Restate word for word the lines that begin the listing and end with the line holding "nu_3000 = [22.4, 14.2, 10.5, 8.5, 7.5]".
--- start DATASET EXTRACT ---
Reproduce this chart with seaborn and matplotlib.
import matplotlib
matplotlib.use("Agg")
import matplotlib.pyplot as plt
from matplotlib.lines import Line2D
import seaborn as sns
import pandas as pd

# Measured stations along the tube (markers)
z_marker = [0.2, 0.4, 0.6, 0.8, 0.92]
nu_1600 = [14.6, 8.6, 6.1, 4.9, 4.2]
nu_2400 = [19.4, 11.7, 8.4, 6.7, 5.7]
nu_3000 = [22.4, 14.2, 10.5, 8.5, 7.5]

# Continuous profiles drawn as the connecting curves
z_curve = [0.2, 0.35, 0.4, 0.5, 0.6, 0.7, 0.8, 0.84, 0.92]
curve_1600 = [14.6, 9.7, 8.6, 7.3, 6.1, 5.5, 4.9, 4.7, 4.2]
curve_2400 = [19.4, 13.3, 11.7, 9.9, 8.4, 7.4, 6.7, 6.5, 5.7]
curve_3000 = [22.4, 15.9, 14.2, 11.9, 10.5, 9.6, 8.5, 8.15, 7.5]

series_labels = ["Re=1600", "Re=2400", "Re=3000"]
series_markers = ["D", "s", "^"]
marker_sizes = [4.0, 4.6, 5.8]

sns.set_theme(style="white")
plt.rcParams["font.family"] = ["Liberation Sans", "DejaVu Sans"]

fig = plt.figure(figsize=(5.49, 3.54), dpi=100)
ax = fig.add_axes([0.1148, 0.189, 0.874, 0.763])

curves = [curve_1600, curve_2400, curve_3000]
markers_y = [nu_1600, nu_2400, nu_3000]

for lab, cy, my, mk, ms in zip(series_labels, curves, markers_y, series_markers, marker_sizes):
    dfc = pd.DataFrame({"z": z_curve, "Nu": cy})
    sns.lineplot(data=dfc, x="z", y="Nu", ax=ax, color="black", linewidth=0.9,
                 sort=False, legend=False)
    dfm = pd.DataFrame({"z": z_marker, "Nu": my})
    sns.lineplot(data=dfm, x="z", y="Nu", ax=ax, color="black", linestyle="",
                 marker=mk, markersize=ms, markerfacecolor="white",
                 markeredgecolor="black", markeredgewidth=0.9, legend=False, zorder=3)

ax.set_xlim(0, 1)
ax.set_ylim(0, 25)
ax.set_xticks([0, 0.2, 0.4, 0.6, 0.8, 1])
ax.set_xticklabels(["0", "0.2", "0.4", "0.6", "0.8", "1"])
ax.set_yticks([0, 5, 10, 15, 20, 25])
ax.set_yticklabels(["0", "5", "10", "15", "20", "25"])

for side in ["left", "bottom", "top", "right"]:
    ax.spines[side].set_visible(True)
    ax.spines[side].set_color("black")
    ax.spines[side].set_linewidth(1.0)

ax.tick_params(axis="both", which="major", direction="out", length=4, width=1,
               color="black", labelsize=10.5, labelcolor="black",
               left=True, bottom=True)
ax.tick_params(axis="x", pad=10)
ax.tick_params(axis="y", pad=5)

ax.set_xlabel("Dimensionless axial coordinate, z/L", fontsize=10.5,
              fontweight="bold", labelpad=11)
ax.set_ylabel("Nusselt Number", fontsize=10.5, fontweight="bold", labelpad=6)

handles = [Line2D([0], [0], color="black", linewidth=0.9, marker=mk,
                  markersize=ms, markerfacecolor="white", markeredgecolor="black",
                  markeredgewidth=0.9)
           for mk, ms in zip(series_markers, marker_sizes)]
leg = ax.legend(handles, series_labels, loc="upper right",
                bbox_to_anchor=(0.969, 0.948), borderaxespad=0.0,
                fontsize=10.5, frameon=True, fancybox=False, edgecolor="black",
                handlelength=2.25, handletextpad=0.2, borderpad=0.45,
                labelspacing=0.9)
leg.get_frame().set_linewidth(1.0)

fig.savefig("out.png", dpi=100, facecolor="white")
--- end DATASET EXTRACT ---
- CORRECT ANSWER:
Reproduce this chart with seaborn and matplotlib.
import matplotlib
matplotlib.use("Agg")
import matplotlib.pyplot as plt
from matplotlib.lines import Line2D
import seaborn as sns
import pandas as pd

# Measured stations along the tube (markers)
z_marker = [0.2, 0.4, 0.6, 0.8, 0.92]
nu_1600 = [14.6, 8.6, 6.1, 4.9, 4.2]
nu_2400 = [19.4, 11.7, 8.4, 6.7, 5.7]
nu_3000 = [22.4, 14.2, 10.5, 8.5, 7.5]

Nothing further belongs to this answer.